To measure how well the model performs, the project uses ROUGE (Recall-Oriented Understudy for Gisting Evaluation), a set of metrics commonly used for evaluating summaries. ROUGE measures the overlap between the generated summary and a reference summary in terms of n-grams, which are contiguous sequences of words.
- ROUGE-1: Measures the overlap of unigrams (single words) between the generated summary and the reference summary.
- ROUGE-2: Measures the overlap of bigrams (two-word pairs).
- ROUGE-L: Measures the longest common subsequence between the generated and reference summaries.
These metrics give a good indication of the model’s performance:
- Higher scores mean that the generated summary is more similar to the reference summary.
# Example evaluation using the rouge metric
rouge_score = rouge_scorer.compute(predictions=generated_summaries, references=reference_summaries)
The model’s performance is highly dependent on hyperparameters like:
- Learning Rate: A small learning rate is essential for transformer models to ensure the model doesn’t overshoot during optimization.
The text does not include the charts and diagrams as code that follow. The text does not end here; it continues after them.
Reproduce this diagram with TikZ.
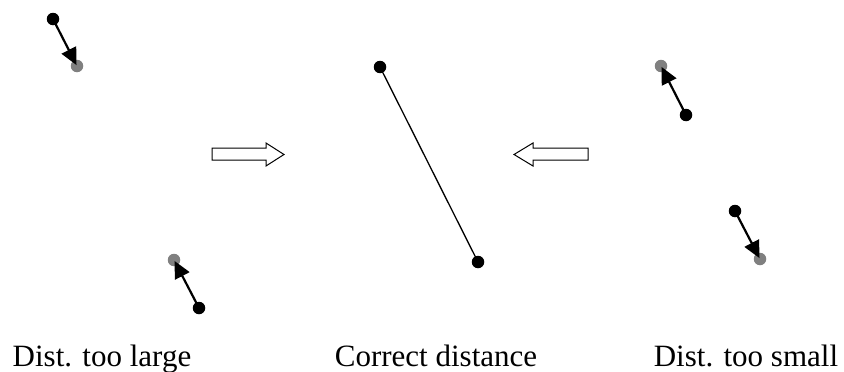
\documentclass[tikz,border=0pt]{standalone}
\usepackage{fontspec}
\setmainfont{Liberation Serif}
\usetikzlibrary{arrows.meta}
\begin{document}
\begin{tikzpicture}[x=1pt,y=-1pt,
  bdot/.style={circle,fill=black,inner sep=0pt,minimum size=12.5pt},
  gdot/.style={circle,fill=gray,inner sep=0pt,minimum size=12.5pt},
  move/.style={line width=2.2pt,-{Triangle[length=17pt,width=16pt]},shorten >=1pt},
  blockarrow/.style={draw=black,line width=1pt,fill=white,line join=miter},
  lbl/.style={font=\fontsize{31}{35}\selectfont,anchor=base}]
\useasboundingbox (0,0) rectangle (844,372);
% left
\node[gdot] (g1) at (77,66) {};
\node[bdot] (b1) at (53,19) {};
\draw[move] (b1.center) -- (g1.center);
\node[gdot] (g2) at (174,260) {};
\node[bdot] (b2) at (199,308) {};
\draw[move] (b2.center) -- (g2.center);
% middle
\node[bdot] (m1) at (380,67) {};
\node[bdot] (m2) at (478,262) {};
\draw[line width=1.3pt] (m1.center) -- (m2.center);
% right
\node[gdot] (g3) at (661,66) {};
\node[bdot] (b3) at (686,115) {};
\draw[move] (b3.center) -- (g3.center);
\node[gdot] (g4) at (760,259) {};
\node[bdot] (b4) at (735,211) {};
\draw[move] (b4.center) -- (g4.center);
% block arrows
\draw[blockarrow] (212,148) -- (266,148) -- (266,143) -- (284,154.5) -- (266,166) -- (266,160) -- (212,160) -- cycle;
\draw[blockarrow] (588,148) -- (533,148) -- (533,143) -- (514,154.5) -- (533,166) -- (533,160) -- (588,160) -- cycle;
% labels
\node[lbl] (t1) at (102,366) {Dist. too large};
\node[lbl] (t2) at (436,366) {Correct distance};
\node[lbl] (t3) at (746,366) {Dist. too small};
\end{tikzpicture}
\end{document}
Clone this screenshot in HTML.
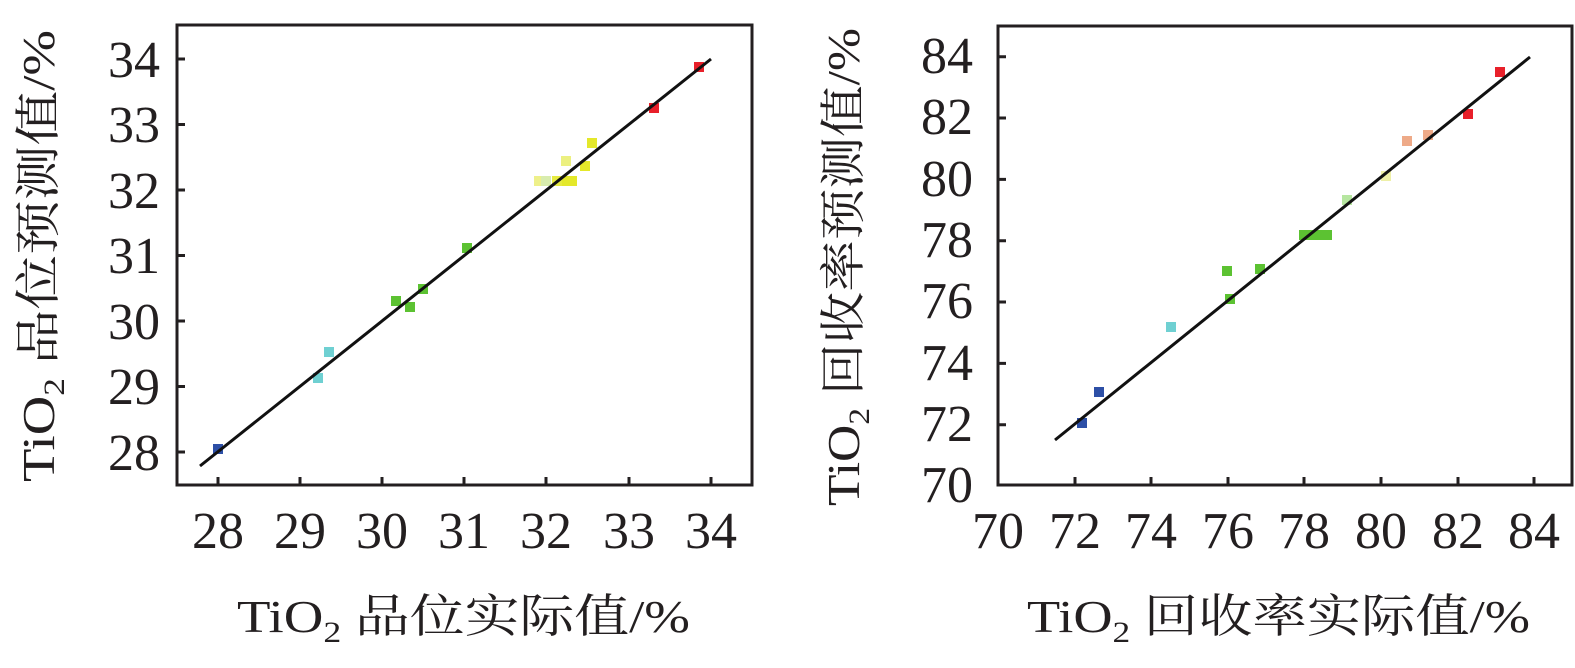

- Weight Decay: A regularization technique to prevent overfitting, keeping the model generalizable to unseen data.
- Batch Size: Balancing the batch size is crucial as large batches may lead to faster training but risk memory overflow, while smaller batches can slow down the process but handle memory constraints better.
The default settings (e.g., 2e-5
learning rate, 0.01
weight decay, and 8 batch size) are commonly used starting points for fine-tuning transformer models.
- Data Preprocessing: Tokenization and text preparation using AutoTokenizer.
- Model Setup: Loading the T5-small pre-trained model.
- Training: Fine-tuning the model on the XLSum Punjabi dataset.
- Evaluation: Assessing model performance with ROUGE metrics.
- Inference: Using the trained model to generate summaries for new text inputs.
This workflow ensures the T5 model is capable of producing concise, relevant summaries, particularly for text in the Punjabi language.